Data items
_ _ _ _ _

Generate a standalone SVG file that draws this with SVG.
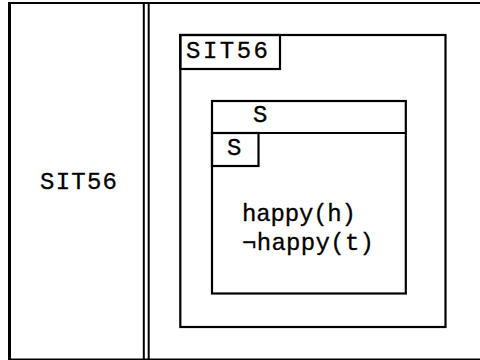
<svg xmlns="http://www.w3.org/2000/svg" width="480" height="360" viewBox="0 0 480 360">
<style>
.t{font-family:"Liberation Mono","DejaVu Sans Mono",monospace;font-size:24px;fill:#000;stroke:#000;stroke-width:0.3}
.b{fill:none;stroke:#000;stroke-width:2.2}
.f{fill:none;stroke:#000}
</style>
<rect x="0" y="0" width="480" height="360" fill="#fff"/>
<g id="frame">
<line class="f" x1="8" y1="3" x2="480" y2="3" stroke-width="2"/>
<line class="f" x1="9.5" y1="2" x2="9.5" y2="360" stroke-width="3"/>
<line class="f" x1="8" y1="359.2" x2="480" y2="359.2" stroke-width="1.6"/>
<line class="f" x1="143.8" y1="3" x2="143.8" y2="360" stroke-width="2"/>
<line class="f" x1="148.7" y1="3" x2="148.7" y2="360" stroke-width="2"/>
</g>
<g id="left-label">
<text class="t" x="40" y="189" textLength="77" lengthAdjust="spacing">SIT56</text>
</g>
<g id="sit56-box">
<rect class="b" x="180.3" y="35" width="265.2" height="292"/>
<rect class="b" x="180.3" y="35" width="99.7" height="34"/>
<text class="t" x="186" y="58" textLength="82" lengthAdjust="spacing">SIT56</text>
</g>
<g id="s-box">
<rect class="b" x="212" y="101" width="193.8" height="192.5"/>
<line class="b" x1="212" y1="133" x2="405.8" y2="133"/>
<text class="t" x="253" y="122">S</text>
<rect class="b" x="212" y="133" width="46.5" height="33"/>
<text class="t" x="227" y="155">S</text>
<text class="t" x="242" y="221" textLength="114" lengthAdjust="spacing">happy(h)</text>
<text class="t" x="242" y="250" textLength="132" lengthAdjust="spacing">¬happy(t)</text>
</g>
<g id="connectors"/>
</svg>
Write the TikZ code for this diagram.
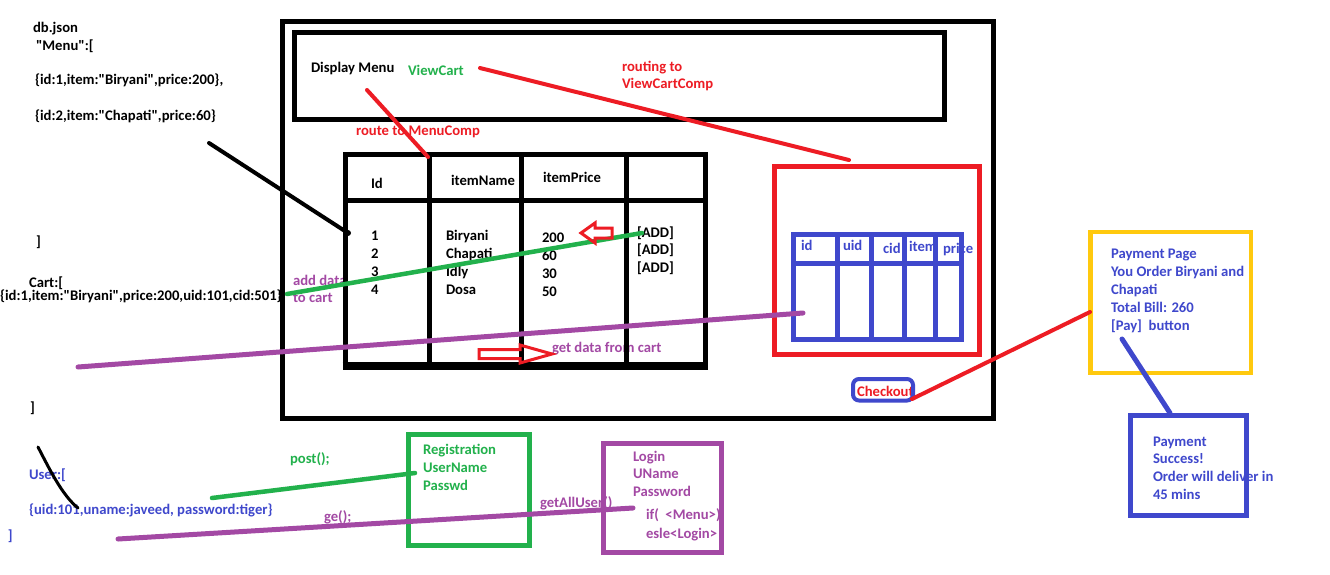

_ _ _ _ _

WORK TO COMPLETE
Leave out the pictures and transcribe the entries above exactly.

WRITTEN ANSWER
Generate a standalone SVG file that draws this with SVG.
<svg xmlns="http://www.w3.org/2000/svg" width="480" height="360" viewBox="0 0 480 360">
<style>
.t{font-family:"Liberation Mono","DejaVu Sans Mono",monospace;font-size:24px;fill:#000;stroke:#000;stroke-width:0.3}
.b{fill:none;stroke:#000;stroke-width:2.2}
.f{fill:none;stroke:#000}
</style>
<rect x="0" y="0" width="480" height="360" fill="#fff"/>
<g id="frame">
<line class="f" x1="8" y1="3" x2="480" y2="3" stroke-width="2"/>
<line class="f" x1="9.5" y1="2" x2="9.5" y2="360" stroke-width="3"/>
<line class="f" x1="8" y1="359.2" x2="480" y2="359.2" stroke-width="1.6"/>
<line class="f" x1="143.8" y1="3" x2="143.8" y2="360" stroke-width="2"/>
<line class="f" x1="148.7" y1="3" x2="148.7" y2="360" stroke-width="2"/>
</g>
<g id="left-label">
<text class="t" x="40" y="189" textLength="77" lengthAdjust="spacing">SIT56</text>
</g>
<g id="sit56-box">
<rect class="b" x="180.3" y="35" width="265.2" height="292"/>
<rect class="b" x="180.3" y="35" width="99.7" height="34"/>
<text class="t" x="186" y="58" textLength="82" lengthAdjust="spacing">SIT56</text>
</g>
<g id="s-box">
<rect class="b" x="212" y="101" width="193.8" height="192.5"/>
<line class="b" x1="212" y1="133" x2="405.8" y2="133"/>
<text class="t" x="253" y="122">S</text>
<rect class="b" x="212" y="133" width="46.5" height="33"/>
<text class="t" x="227" y="155">S</text>
<text class="t" x="242" y="221" textLength="114" lengthAdjust="spacing">happy(h)</text>
<text class="t" x="242" y="250" textLength="132" lengthAdjust="spacing">¬happy(t)</text>
</g>
<g id="connectors"/>
</svg>
Write the TikZ code for this diagram.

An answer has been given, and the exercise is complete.